Rachel Reeves, the chancellor, is holed up in 11 Downing Street preparing a comprehensive spending review, to be published next month, that will determine how much money goes to each of the government’s priorities over the course of this parliament. Environment spending is already facing cuts, with flood defences, sustainable farming subsidies and the warm homes plan in the line of fire. With the defence budget soaking up even more resources, will anything be left for net zero?
Polanski has an answer: he would fund the green transition through a wealth tax, an idea that is overwhelmingly popular in polls and is gathering adherents in the Labour party too, behind closed doors.
Reeves has set herself firmly against any such violations of her self-imposed fiscal rules. A wealth tax has been ruled out and she has even relented on her threatened crackdown on tax-avoiding non-doms.

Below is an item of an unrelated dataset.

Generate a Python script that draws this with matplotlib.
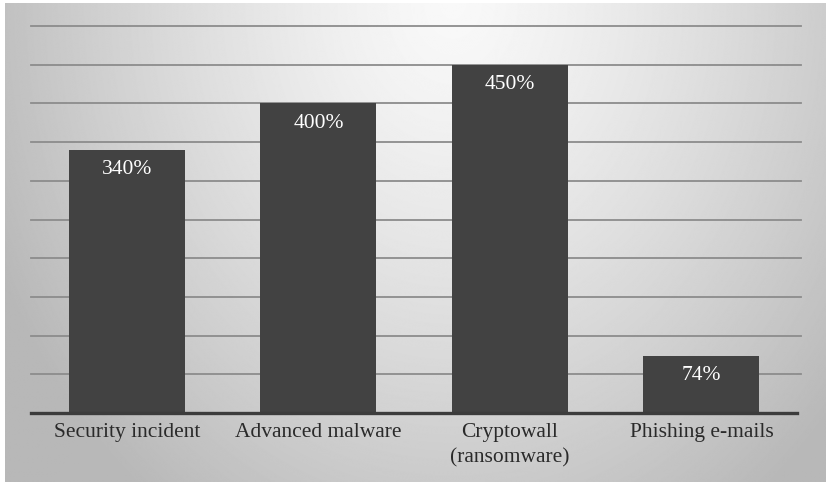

Chiselling away at cash promised to insulate the homes of people on low incomes, while refusing to tax the rich in the way that a large proportion of the public want, is a bold strategy in its own way but hardly aligned with the vision Starmer set out last month. If the prime minister is really preparing to go into battle for net zero, as he promised, his real difficulties may lie not with Reform’s surge, his own backbenchers, or even the Green party’s ecopopulists. He needs to look next door.